For Comment contact:
Fran Murrell 0401 407 944

Overview of the Monsanto Tribunal:

Why?

It was created by civil society as current laws are unable to hold companies like Monsanto to account, especially since the vast increase in their power due to changes in trade and investment law.

Judges:

Fran├žoise Tulkens, Belgium, President of the Monsanto Tribunal. From November 1998 to September 2012, she was a Judge in the European Court of Human Rights, serving as section president from January 2007 and as vice-president of the court from February 2011. In September 2012, she was appointed to the United Nations Human Rights Advisory Panel for Kosovo. Since June 2013 she is a member of the Scientific Committee of the European Union Fundamental Rights’ Agency (FRA), of which she is currently the vice-chair.

Dior Fall Sow, Senegal, is a consultant to the International Criminal Court, a former Advocate General at the International Criminal Tribunal for Rwanda, and founding member and honorary chairwoman of the Senegalese Lawyers Association (AJS).

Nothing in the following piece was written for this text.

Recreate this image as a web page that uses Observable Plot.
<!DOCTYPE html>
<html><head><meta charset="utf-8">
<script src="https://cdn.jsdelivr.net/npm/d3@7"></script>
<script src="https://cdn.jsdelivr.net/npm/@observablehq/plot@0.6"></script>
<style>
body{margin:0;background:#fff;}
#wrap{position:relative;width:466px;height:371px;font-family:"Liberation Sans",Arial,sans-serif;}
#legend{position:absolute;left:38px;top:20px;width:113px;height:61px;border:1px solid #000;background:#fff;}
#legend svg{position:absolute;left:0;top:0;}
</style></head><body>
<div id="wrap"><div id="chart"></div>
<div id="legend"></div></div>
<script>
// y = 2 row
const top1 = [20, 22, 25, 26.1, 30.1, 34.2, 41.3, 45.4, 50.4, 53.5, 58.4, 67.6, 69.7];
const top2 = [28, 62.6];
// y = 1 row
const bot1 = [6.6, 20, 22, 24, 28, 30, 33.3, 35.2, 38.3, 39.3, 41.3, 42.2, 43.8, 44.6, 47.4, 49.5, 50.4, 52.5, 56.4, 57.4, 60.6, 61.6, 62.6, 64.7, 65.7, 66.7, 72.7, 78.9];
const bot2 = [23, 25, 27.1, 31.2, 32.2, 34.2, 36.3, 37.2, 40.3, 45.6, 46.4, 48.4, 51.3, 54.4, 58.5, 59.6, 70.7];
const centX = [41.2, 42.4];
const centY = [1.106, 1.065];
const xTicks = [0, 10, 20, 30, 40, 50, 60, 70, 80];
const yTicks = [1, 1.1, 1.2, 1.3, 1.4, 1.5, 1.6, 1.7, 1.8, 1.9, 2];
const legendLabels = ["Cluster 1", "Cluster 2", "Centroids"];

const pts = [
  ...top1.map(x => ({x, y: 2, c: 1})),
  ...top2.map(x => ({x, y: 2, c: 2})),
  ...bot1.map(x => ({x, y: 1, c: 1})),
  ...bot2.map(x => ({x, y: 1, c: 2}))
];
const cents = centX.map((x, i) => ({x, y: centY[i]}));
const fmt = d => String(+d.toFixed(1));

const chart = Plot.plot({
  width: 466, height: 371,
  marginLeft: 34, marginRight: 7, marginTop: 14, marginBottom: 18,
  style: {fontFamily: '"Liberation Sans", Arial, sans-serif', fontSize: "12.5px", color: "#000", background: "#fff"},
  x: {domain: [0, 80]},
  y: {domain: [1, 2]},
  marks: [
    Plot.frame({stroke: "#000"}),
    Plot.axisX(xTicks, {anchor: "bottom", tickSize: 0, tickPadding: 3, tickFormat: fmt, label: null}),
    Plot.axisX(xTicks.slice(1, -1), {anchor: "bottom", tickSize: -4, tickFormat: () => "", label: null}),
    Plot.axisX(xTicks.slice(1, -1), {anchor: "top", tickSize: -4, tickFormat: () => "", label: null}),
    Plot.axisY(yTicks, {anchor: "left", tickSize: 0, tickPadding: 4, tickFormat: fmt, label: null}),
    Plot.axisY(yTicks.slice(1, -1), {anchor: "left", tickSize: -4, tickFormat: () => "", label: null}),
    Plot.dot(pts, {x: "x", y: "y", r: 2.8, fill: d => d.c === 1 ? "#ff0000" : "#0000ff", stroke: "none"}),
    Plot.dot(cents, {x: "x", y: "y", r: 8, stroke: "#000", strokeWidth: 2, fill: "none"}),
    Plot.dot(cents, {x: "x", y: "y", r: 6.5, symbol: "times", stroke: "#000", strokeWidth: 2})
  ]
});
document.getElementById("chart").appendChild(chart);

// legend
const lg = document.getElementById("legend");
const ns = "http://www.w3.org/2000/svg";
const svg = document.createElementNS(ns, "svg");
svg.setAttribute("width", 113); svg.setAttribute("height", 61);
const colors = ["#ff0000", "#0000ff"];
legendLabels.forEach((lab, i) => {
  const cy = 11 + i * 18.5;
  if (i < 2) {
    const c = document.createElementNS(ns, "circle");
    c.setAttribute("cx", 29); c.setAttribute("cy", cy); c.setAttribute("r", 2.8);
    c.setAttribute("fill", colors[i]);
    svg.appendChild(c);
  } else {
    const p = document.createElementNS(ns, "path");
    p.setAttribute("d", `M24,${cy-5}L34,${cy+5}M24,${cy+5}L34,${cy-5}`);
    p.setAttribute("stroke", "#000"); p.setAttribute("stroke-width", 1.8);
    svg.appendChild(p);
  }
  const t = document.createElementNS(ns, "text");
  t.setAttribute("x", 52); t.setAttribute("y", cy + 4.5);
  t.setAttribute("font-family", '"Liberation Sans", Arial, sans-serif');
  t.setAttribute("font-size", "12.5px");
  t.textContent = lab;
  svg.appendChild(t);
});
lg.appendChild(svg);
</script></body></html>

Jorge Fernández Souza, Mexico, is currently Judge at the Court of Administrative Litigation of Mexico City.

Eleonora Lamm, Argentina, is the Human Rights Director for the Supreme Court of Justice of Mendoza. She has been officially appointed by the President of the Argentinean Supreme Court to participate in the commission created by Law Decree 191/2011 to reform and update the Civil and Commercial Code of Argentina.

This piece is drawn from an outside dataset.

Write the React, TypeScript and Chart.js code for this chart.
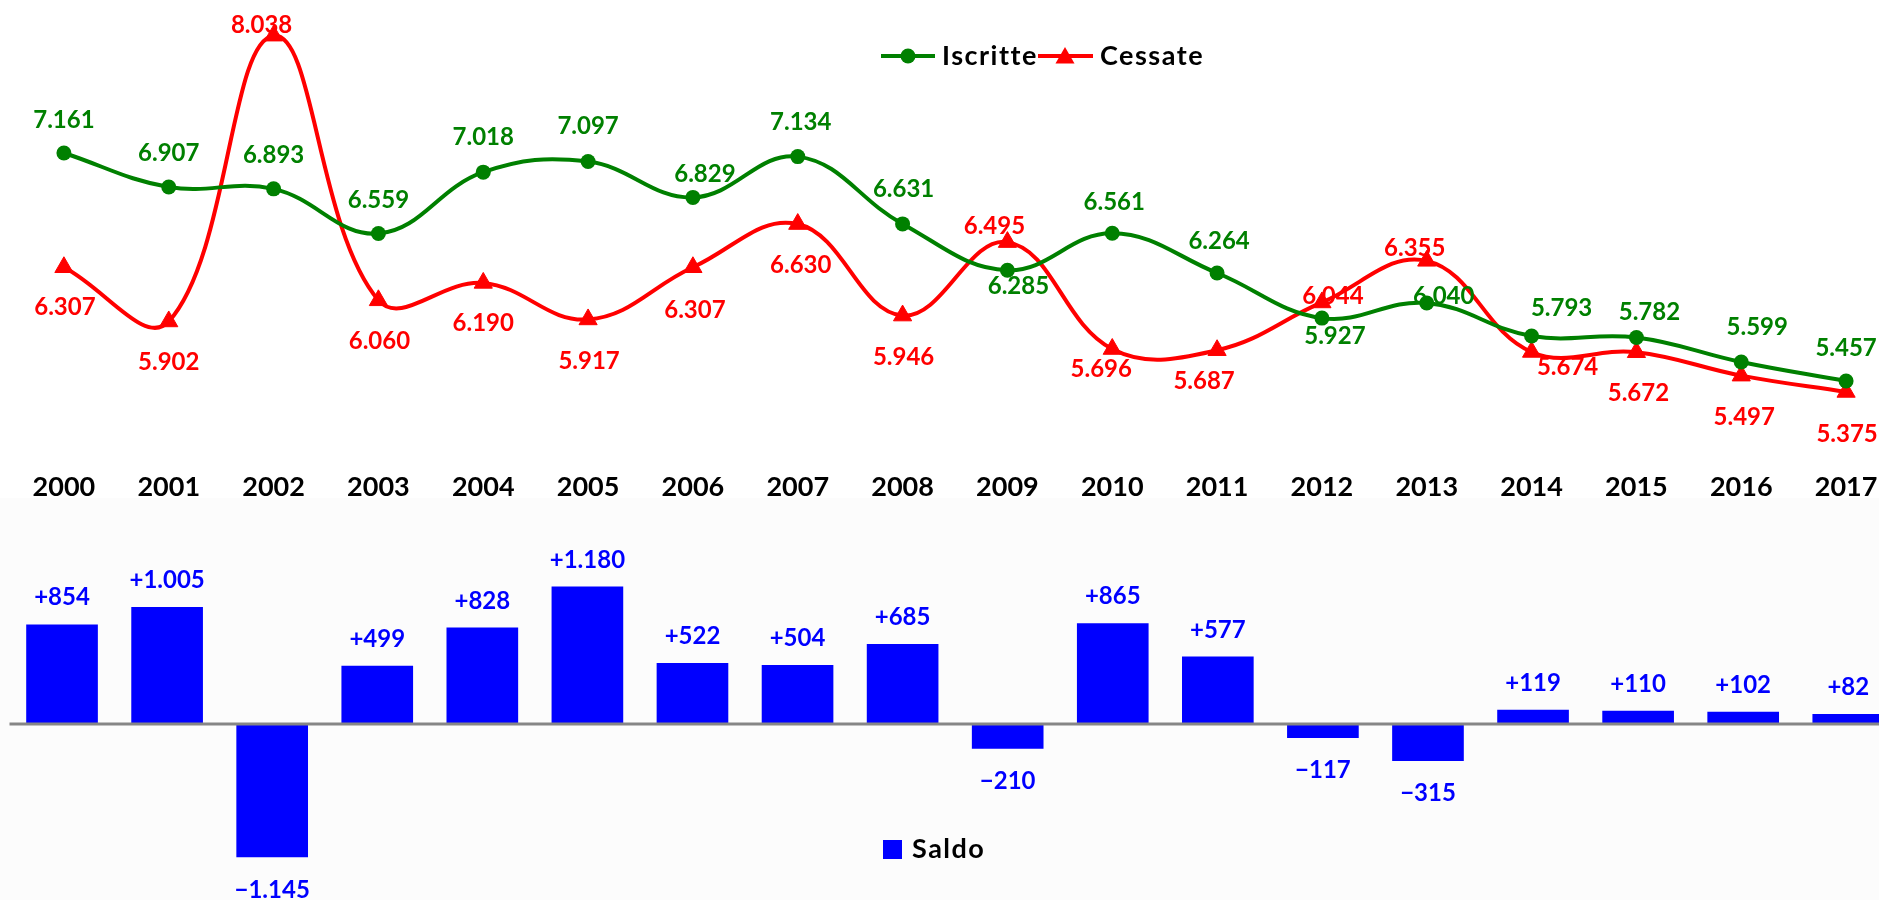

Steven Shrybman, Canada, is a partner in the law firm of Goldblatt Partners LLP and practices international trade and public interest law in Toronto and Ottawa.

The Terms of Reference:

Question 1: Did the firm Monsanto violate, by its activities, the right to a safe, clean, healthy and sustainable environment, as recognized in international human rights law (Res. 25/21 of the Human Rights Council, of 15 April 2014), taking into account the responsibilities imposed on corporations by the Guiding Principles on Business and Human Rights, as endorsed by the Human Rights Council in Resolution 17/4 of 16 June 2011?

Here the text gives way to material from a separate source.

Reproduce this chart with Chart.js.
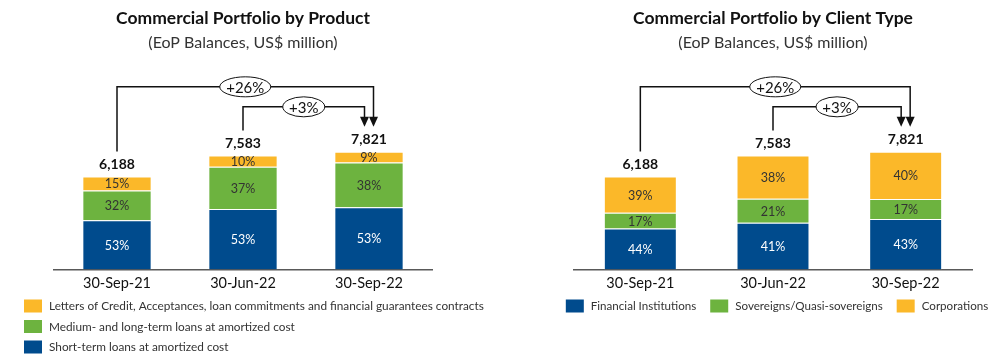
<!DOCTYPE html>
<html>
<head>
<meta charset="utf-8">
<script src="https://cdn.jsdelivr.net/npm/chart.js@4.4.0/dist/chart.umd.min.js"></script>
<style>
  body { margin: 0; background: #fff; }
  #wrap { position: relative; width: 1006px; height: 363px; }
  canvas { position: absolute; top: 0; }
  #product { left: 0; }
  #client { left: 503px; }
</style>
</head>
<body>
<div id="wrap">
  <canvas id="product" width="503" height="363"></canvas>
  <canvas id="client" width="503" height="363"></canvas>
</div>
<script>
// EoP balances, US$ million
const periods = ["30-Sep-21", "30-Jun-22", "30-Sep-22"];
const totals = [6188, 7583, 7821];
const growthLabels = ["+26%", "+3%"];

// by product, share of total (%)
const shortTermPct = [53, 53, 53];
const mediumLongPct = [32, 37, 38];
const lettersPct = [15, 10, 9];

// by client type, share of total (%)
const finInstPct = [44, 41, 43];
const sovereignsPct = [17, 21, 17];
const corporationsPct = [39, 38, 40];

const BLUE = "#004b8d";
const GREEN = "#6db33f";
const ORANGE = "#fbb829";
const FONT = "Lato, 'Open Sans', sans-serif";

const amounts = (pct) => pct.map((p, i) => (totals[i] * p) / 100);

const segment = (label, pct, color, textColor) => ({
  label: label,
  data: amounts(pct),
  pct: pct,
  textColor: textColor,
  backgroundColor: color,
  borderColor: "rgba(255,255,255,0.55)",
  borderWidth: 1,
  barPercentage: 0.55,
  categoryPercentage: 1,
});

// percentages inside segments + totals on top
const barLabels = {
  id: "barLabels",
  afterDatasetsDraw(chart) {
    const ctx = chart.ctx;
    ctx.save();
    ctx.textAlign = "center";
    ctx.textBaseline = "middle";
    ctx.font = "12.5px " + FONT;
    chart.data.datasets.forEach((ds, di) => {
      chart.getDatasetMeta(di).data.forEach((bar, i) => {
        ctx.fillStyle = ds.textColor;
        ctx.fillText(ds.pct[i] + "%", bar.x, (bar.y + bar.base) / 2 + 1);
      });
    });
    const top = chart.getDatasetMeta(chart.data.datasets.length - 1).data;
    ctx.font = "bold 14px " + FONT;
    ctx.fillStyle = "#111";
    top.forEach((bar, i) => {
      ctx.fillText(totals[i].toLocaleString("en-US"), bar.x, bar.y - 12);
    });
    ctx.restore();
  },
};

// +26% / +3% brackets
const growth = {
  id: "growth",
  afterDraw(chart) {
    const ctx = chart.ctx;
    const bars = chart.getDatasetMeta(chart.data.datasets.length - 1).data;
    const start = (i) => bars[i].y - 25;
    const tipY = start(2);
    const draw = (from, dx, lineY, label, w) => {
      const x0 = bars[from].x;
      const x1 = bars[2].x + dx;
      ctx.save();
      ctx.strokeStyle = "#111";
      ctx.fillStyle = "#111";
      ctx.lineWidth = 1.5;
      ctx.beginPath();
      ctx.moveTo(x0, start(from));
      ctx.lineTo(x0, lineY);
      ctx.lineTo(x1, lineY);
      ctx.lineTo(x1, tipY - 8);
      ctx.stroke();
      ctx.beginPath();
      ctx.moveTo(x1 - 4.5, tipY - 10);
      ctx.lineTo(x1 + 4.5, tipY - 10);
      ctx.lineTo(x1, tipY);
      ctx.closePath();
      ctx.fill();
      const cx = (x0 + x1) / 2;
      ctx.beginPath();
      ctx.ellipse(cx, lineY, w / 2, 10, 0, 0, Math.PI * 2);
      ctx.fillStyle = "#fff";
      ctx.fill();
      ctx.lineWidth = 1;
      ctx.stroke();
      ctx.fillStyle = "#111";
      ctx.font = "15px " + FONT;
      ctx.textAlign = "center";
      ctx.textBaseline = "middle";
      ctx.fillText(label, cx, lineY + 1);
      ctx.restore();
    };
    draw(0, 4.5, tipY - 40, growthLabels[0], 51);
    draw(1, -4.5, tipY - 20, growthLabels[1], 42);
  },
};

// legend: a column (left chart) or a centered row (right chart)
const boxLegend = {
  id: "boxLegend",
  afterDraw(chart, args, opts) {
    const ctx = chart.ctx;
    ctx.save();
    ctx.font = opts.fontSize + "px " + FONT;
    ctx.textBaseline = "middle";
    let items = chart.data.datasets.map((ds) => ({ text: ds.label, color: ds.backgroundColor }));
    if (opts.reverse) items = items.reverse();
    const item = (it, x, y) => {
      ctx.fillStyle = it.color;
      ctx.fillRect(x, y - 6.5, 18, 13);
      ctx.fillStyle = "#333";
      ctx.fillText(it.text, x + 25, y + 0.5);
    };
    if (opts.column) {
      items.forEach((it, k) => item(it, opts.x, opts.y + k * opts.rowGap));
    } else {
      const widths = items.map((it) => 25 + ctx.measureText(it.text).width);
      const total = widths.reduce((a, b) => a + b, 0) + 14 * (items.length - 1);
      let x = (chart.chartArea.left + chart.chartArea.right) / 2 + 4 - total / 2;
      items.forEach((it, k) => {
        item(it, x, opts.y);
        x += widths[k] + 14;
      });
    }
    ctx.restore();
  },
};

function makeChart(id, title, datasets, padLeft, padRight, legendOpts) {
  return new Chart(document.getElementById(id), {
    type: "bar",
    data: { labels: periods, datasets: datasets },
    plugins: [barLabels, growth, boxLegend],
    options: {
      responsive: false,
      animation: false,
      layout: { padding: { left: padLeft, right: padRight, top: 0, bottom: 66 } },
      plugins: {
        legend: { display: false },
        tooltip: { enabled: false },
        title: {
          display: true,
          text: title,
          color: "#111",
          font: { family: FONT, size: 17.5, weight: "bold" },
          padding: { top: 8, bottom: 0 },
        },
        subtitle: {
          display: true,
          text: "(EoP Balances, US$ million)",
          color: "#333",
          font: { family: FONT, size: 16 },
          padding: { top: 4, bottom: 66.8 },
        },
        boxLegend: legendOpts,
      },
      scales: {
        x: {
          stacked: true,
          grid: { display: false, drawTicks: false },
          border: { display: true, color: "#595959", width: 1.5 },
          ticks: { padding: 5, color: "#111", font: { family: FONT, size: 14.5 } },
        },
        y: { stacked: true, display: false, min: 0, max: 10000 },
      },
    },
  });
}

makeChart(
  "product",
  "Commercial Portfolio by Product",
  [
    segment("Short-term loans at amortized cost", shortTermPct, BLUE, "#fff"),
    segment("Medium- and long-term loans at amortized cost", mediumLongPct, GREEN, "#333"),
    segment("Letters of Credit, Acceptances, loan commitments and financial guarantees contracts", lettersPct, ORANGE, "#333"),
  ],
  54, 71,
  { column: true, reverse: true, x: 24, y: 306, rowGap: 20.5, fontSize: 11.8 }
);

makeChart(
  "client",
  "Commercial Portfolio by Client Type",
  [
    segment("Financial Institutions", finInstPct, BLUE, "#fff"),
    segment("Sovereigns/Quasi-sovereigns", sovereignsPct, GREEN, "#333"),
    segment("Corporations", corporationsPct, ORANGE, "#333"),
  ],
  71, 34,
  { column: false, reverse: false, y: 306, fontSize: 11.6 }
);
</script>
</body>
</html>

Question 2: Did the firm Monsanto violate, by its activities, the right to food, as recognized in Article 11 of the International Covenant on Economic, Social and Cultural Rights, in Articles 24.2(c) and (e) and 27.3 of the Convention on the Rights of the Child, and in Articles 25(f) and 28.1 of the Convention on the Elimination of All Forms of Discrimination against Women, taking into account the responsibilities imposed on corporations by the Guiding Principles on Business and Human Rights, as endorsed by the Human Rights Council in Resolution 17/4 of 16 June 2011?

Question 3: Did the firm Monsanto violate, by its activities, the right to the highest attainable standard of health, as recognized in Article 12 of the International Covenant on Economic, Social and Cultural Rights, or the right of child to the enjoyment of the highest attainable standard of health, as recognized by Article 24 of the Convention on the Rights of the Child, taking into account the responsibilities imposed on corporations by the Guiding Principles on Business and Human Rights, as endorsed by the Human Rights Council in Resolution 17/4 of 16 June 2011?

Question 4: Did the firm Monsanto violate the freedom indispensable for scientific research, as guaranteed by Article 15(3) of the International Covenant on Economic, Social and Cultural Rights, as well as the freedoms of thought and expression guaranteed in Article 19 of the International Covenant on Civil and Political Rights, taking into account the responsibilities imposed on corporations by the Guiding Principles on Business and Human Rights, as endorsed by the Human Rights Council in Resolution 17/4 of 16 June 2011?

Question 5: Is the firm Monsanto complicit in the commission of a war crime, as defined in Article 8(2) of the Statute of the International Criminal Court, by providing materials to the United States Army in the context of operation "Ranch Hand" launched in Viet Nam in 1962?

Question 6: Could the past and present activities of Monsanto constitute a crime of ecocide, understood as causing serious damage or destroying the environment, so as to significantly and durably alter the global commons or ecosystem services upon which certain human groups rely?